Monday, 23 November 2009

Where is modern art now?

This series on BBC4 may have been on for weeks, but I have only just discovered it!!! I have to say, before this course there is not a chance I would watch programmes like this and see it through to the finish.  Infact, I would even admit that I was thoroughly absorbed in it and fascinated.  This in itself shows that the course has been a great catalyst in my learning and opened my eyes considerably.  Now open, I'm hungry for more and more information and knowledge about photographers and artists.  In particular it is contemporary art and photography that I'm currently wanting to know more about.

I am already finding images that I viewed for example by Arbus, Eggleston, Gursky, Goldin that I didn't really 'get' at the beginning of the course are becoming more familiar and I'm appreciating more. I just wish my base knowledge on art and artists was better and it will take me some time before I'm truly familiar with them and even longer to really understand which artists I can associate with best.  There are a few that I feel are beginning to surface at the moment.

Anyway, back to the programme. I actually took notes - blimey - it really is like being back in the classroom!!  Below are a jumble of bullet points made in the film that may come in handy at some stage in the future for me, but probably garbled to anyone reading this (I'll add links later):

- Tate Modern criticised by Tony Caro for dumbing down
- Peckham Multiplex is a hub of art currently
- provocative is old-hat, being shocked is out-of-date.  Recession means artists using cheaper materials
- YBA's - Young British Artists, pioneers being Michael Landy, Sarah Lucas and Damian Hirst. They were all at Goldsmiths in the 1980s.
- Michael Landy demolished all his posssessions on a conveyor belt for art.  He ended up in debt.  He has started afresh drawing pictures of weeds and 'green shoots'.
- Current scene seems to be 'quieter' and much more introspective than the work of the YBA's
- Current artists are more commercially-minded, institutionalised (Saatchi-bought) and 'underwhelming' in the words of the presenter.  There was a lack of rebelling and free thinking.  The presentation at galleries was modest, slick and perhaps overshadowed by the work of the YBAs. Much work was 'cogigating' rather than 'seducing'.
- From the Goldsmith College Cornelia Parker refused to make money when her YBA counterparts were. She refused to take commissions and exhibits her work in galleries.  She produced the renowned flattened orchestra at the V&A Gallery.
- Instant recognition and fame is a recent phenomenon. 
- Whitney McVey has had her first major solo show after twenty years of work. 
- Art needs to be less about the audience.  Deep consideration, effort and skill is required and a reason for how and why it is created.
- The next phase of contemporary art could be a 'quiet voice after a noisy decade'.  More meaningful art.
- Grayson Perry one of today's famous celebrity potters (dresses up as a transvestite!).  He says (similarly to Damian Hirst in the Guardian article) that a craft can be learnt, but you can teach 'what you put on the pot' or how to see.  Interested in the content.  New artists need to make their own tradition.  'Being conservative' in art is perhaps the most shocking of all.
- Tracy Emin: she is looking for genuine art, something different
- the future may bring more emphasis on technique and history, with less conceptual art than in the past.

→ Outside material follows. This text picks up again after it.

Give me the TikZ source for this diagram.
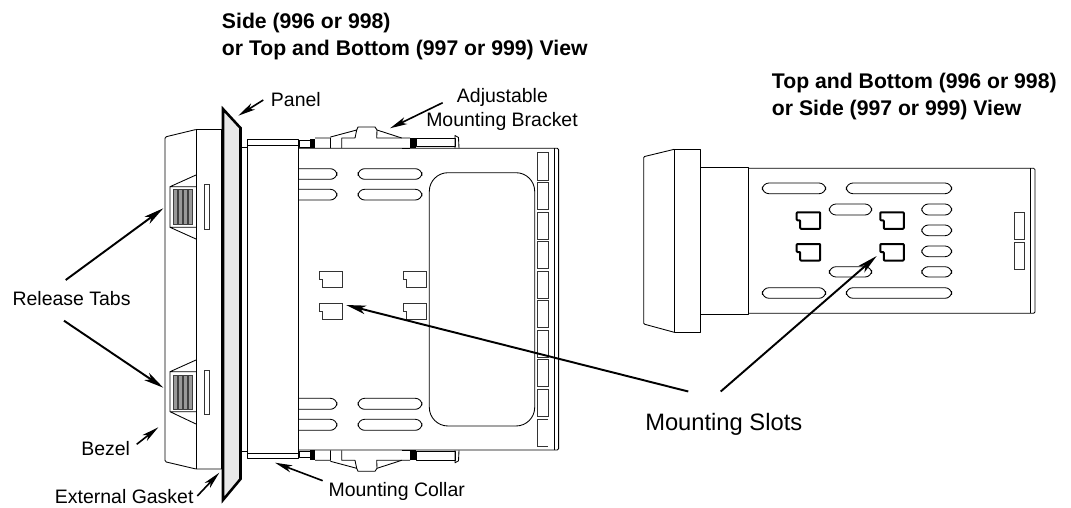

Going back to the traditional values of practice, getting better and at the end of the process can measure if the energy is pushing boundaries.
- Tom Price: small sculptures.  Attention grabbing.  Controversial but constrained. Perhaps the 'quieter' artists will get their turn now.

Conclusion: artists are good at 'navigating the unknown, that is what they do best'

... just watching 'school of saatchi' now.  Mmm intriguing.